The methodic splashes and gurgles of water have condensed a bit strangely. Elsewhere, they are a soft backdrop to sizzles, chatter, hoots, and laughter. Here, some distance away—isolated from the gangly, leafy fingers softly skimming the water and the squawking seagulls circling around and the bobbing shapes in the water and anything and everything save for a half-submerged canary-yellow boat—they are a little stronger. Just a little.
Windmill arms grasp for something, anything. A measly twig, a rock, a turtle. Even the gusts of wind steadily pushing away the canary-yellow boat. They slap noisily, pathetically, against the surface, sending up grand displays of white and blue. The surface, which so insistently resists against the belly flopping children some distance away, crumbles away under tanned limbs like sand. They wave around faster now, as a stomach fills with the fishy, algae-tinged lake water, only to be rewarded with nothing but patient waves, easing hard-earned ripples into nonexistence.

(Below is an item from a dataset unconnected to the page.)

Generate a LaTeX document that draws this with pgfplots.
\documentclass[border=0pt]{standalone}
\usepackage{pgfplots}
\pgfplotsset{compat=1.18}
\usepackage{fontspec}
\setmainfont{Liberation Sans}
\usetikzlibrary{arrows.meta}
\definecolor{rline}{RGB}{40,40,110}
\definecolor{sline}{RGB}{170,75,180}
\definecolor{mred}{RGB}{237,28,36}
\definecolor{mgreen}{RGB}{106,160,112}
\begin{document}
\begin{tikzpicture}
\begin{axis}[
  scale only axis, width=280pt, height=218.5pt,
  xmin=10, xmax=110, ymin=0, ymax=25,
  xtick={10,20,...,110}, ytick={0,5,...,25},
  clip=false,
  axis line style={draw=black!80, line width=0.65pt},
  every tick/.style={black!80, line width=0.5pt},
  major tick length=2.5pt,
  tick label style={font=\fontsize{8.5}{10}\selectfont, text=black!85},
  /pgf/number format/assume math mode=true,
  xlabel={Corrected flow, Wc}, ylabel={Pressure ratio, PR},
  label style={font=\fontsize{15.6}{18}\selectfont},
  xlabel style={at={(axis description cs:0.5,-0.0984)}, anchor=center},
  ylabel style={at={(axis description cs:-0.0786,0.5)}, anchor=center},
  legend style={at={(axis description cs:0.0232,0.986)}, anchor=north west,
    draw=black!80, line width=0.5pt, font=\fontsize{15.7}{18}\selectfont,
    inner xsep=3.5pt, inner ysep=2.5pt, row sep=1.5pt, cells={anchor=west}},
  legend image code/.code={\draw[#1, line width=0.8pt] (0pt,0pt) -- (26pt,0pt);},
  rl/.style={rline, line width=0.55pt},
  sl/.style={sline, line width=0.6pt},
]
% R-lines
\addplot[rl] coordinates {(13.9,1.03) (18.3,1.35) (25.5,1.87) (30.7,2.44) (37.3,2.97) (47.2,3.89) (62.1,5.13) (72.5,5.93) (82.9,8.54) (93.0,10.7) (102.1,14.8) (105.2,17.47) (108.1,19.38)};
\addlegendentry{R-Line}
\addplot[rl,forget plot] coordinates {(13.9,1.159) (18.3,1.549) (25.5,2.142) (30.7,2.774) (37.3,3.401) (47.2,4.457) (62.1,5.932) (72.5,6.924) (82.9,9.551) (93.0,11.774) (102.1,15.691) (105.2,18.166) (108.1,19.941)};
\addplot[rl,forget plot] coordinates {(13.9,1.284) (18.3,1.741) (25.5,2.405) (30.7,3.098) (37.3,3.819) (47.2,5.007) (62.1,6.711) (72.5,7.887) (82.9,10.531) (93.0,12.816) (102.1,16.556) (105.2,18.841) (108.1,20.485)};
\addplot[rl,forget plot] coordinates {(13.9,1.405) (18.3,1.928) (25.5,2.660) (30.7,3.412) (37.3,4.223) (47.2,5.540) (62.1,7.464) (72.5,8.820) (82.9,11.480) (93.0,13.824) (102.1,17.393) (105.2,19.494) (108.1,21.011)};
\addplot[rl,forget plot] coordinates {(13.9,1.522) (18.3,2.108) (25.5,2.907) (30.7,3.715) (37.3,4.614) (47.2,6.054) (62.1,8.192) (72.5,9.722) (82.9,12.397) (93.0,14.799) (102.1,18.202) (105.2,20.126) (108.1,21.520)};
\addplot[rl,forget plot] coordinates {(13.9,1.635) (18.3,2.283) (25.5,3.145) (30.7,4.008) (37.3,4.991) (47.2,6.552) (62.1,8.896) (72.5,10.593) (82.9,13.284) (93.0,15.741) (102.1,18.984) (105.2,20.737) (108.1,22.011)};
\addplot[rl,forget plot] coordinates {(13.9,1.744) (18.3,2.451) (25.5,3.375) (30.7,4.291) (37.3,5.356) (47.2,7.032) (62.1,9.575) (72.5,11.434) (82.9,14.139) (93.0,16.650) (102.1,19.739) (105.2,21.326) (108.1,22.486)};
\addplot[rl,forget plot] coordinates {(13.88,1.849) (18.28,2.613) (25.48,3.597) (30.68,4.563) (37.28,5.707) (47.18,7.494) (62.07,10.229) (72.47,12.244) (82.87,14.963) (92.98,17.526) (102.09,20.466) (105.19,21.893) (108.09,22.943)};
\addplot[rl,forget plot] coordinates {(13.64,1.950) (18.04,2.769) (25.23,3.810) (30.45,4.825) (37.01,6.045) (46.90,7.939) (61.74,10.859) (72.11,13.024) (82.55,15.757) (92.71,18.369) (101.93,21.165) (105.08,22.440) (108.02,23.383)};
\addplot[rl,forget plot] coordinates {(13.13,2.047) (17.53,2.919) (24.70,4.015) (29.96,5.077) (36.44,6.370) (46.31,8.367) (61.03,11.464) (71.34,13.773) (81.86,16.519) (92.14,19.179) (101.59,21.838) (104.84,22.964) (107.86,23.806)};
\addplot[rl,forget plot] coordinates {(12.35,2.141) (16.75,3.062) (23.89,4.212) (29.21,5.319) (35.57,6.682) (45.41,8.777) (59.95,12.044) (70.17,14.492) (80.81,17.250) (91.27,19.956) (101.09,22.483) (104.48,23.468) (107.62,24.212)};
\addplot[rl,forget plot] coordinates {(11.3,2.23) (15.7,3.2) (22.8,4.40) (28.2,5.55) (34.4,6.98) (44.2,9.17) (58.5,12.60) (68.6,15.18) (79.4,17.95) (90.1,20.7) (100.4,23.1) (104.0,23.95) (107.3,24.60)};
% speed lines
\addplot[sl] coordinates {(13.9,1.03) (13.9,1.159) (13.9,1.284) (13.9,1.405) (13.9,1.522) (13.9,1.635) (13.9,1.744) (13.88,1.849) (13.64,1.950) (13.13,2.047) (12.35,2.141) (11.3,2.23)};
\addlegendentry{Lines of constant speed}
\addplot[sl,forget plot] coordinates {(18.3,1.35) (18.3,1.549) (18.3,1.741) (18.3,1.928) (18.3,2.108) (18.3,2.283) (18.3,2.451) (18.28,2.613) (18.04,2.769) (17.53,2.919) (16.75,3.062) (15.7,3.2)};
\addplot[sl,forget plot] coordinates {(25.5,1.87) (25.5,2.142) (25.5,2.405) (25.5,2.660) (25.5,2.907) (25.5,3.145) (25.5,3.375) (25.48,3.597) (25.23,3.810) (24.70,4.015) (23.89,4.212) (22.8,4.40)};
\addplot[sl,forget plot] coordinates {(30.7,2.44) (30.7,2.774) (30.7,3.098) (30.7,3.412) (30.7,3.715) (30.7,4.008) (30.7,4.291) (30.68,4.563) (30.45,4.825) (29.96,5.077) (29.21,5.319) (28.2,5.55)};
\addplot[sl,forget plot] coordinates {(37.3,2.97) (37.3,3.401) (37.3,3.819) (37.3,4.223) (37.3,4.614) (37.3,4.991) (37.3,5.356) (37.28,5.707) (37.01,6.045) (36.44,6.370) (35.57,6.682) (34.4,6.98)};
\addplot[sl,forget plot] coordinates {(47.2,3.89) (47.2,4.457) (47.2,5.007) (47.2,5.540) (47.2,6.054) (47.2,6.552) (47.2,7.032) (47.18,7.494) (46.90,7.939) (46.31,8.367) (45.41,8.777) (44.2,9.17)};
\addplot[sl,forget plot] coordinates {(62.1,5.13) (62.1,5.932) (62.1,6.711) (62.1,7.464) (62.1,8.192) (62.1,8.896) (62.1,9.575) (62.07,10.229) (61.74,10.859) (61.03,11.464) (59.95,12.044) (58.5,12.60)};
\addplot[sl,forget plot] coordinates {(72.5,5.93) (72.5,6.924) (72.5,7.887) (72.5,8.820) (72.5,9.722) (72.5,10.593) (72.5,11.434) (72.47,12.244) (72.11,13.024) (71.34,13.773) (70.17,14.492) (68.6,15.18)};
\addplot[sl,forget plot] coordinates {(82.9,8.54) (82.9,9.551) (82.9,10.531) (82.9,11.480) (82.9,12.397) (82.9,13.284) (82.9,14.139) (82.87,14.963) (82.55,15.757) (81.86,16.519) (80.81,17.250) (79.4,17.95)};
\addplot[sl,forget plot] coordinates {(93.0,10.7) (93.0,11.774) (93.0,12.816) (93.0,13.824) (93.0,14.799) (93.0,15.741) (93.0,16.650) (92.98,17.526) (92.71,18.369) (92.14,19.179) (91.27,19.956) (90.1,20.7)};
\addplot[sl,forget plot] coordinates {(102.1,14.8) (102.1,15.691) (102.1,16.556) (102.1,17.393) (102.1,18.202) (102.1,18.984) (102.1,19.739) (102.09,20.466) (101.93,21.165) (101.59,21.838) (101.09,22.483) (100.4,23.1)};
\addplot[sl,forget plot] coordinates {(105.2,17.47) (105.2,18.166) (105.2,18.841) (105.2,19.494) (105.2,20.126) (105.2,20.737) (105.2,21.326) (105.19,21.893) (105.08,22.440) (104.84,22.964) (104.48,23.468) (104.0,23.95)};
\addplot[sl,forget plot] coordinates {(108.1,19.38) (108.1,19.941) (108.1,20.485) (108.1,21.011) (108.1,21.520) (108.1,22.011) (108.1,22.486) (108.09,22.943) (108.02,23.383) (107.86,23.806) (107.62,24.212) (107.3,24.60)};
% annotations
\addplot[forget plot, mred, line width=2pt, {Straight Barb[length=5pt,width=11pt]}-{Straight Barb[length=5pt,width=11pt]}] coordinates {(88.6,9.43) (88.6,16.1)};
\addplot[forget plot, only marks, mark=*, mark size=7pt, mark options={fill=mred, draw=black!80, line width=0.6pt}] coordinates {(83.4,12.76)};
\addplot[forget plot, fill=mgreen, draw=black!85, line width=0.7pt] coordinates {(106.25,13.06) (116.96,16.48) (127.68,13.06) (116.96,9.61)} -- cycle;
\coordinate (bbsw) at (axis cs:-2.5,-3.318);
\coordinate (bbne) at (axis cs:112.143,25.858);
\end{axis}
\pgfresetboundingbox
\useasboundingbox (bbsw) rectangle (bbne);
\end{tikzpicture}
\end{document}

So we are left with a symphony of questions, the shrill opera expelled from an aching throat—which someone must have mistaken for a bird song—having stepped away from the spotlight a long time ago. How did we get here? What about the shelves that haven’t been dusted, the achievements that haven’t been achieved, the moments that haven’t been lived? Why did the lifejacket have to go abandoned in the dusty corner of the closet? Why did a body, taking a rest from rental payments and constant arguments and rush hour traffic, have to be woken up by cold and wet and the world going sideways?
Would they be missed? Were they only ever a faceless passerby?
Given a sudden surge of all the miracles the world could squeeze out, tired limbs could have made it to shore. But waves—as comforting, forbidding, and unsettling as the ticking of time running out—kept on coming. One after another. And another. And another.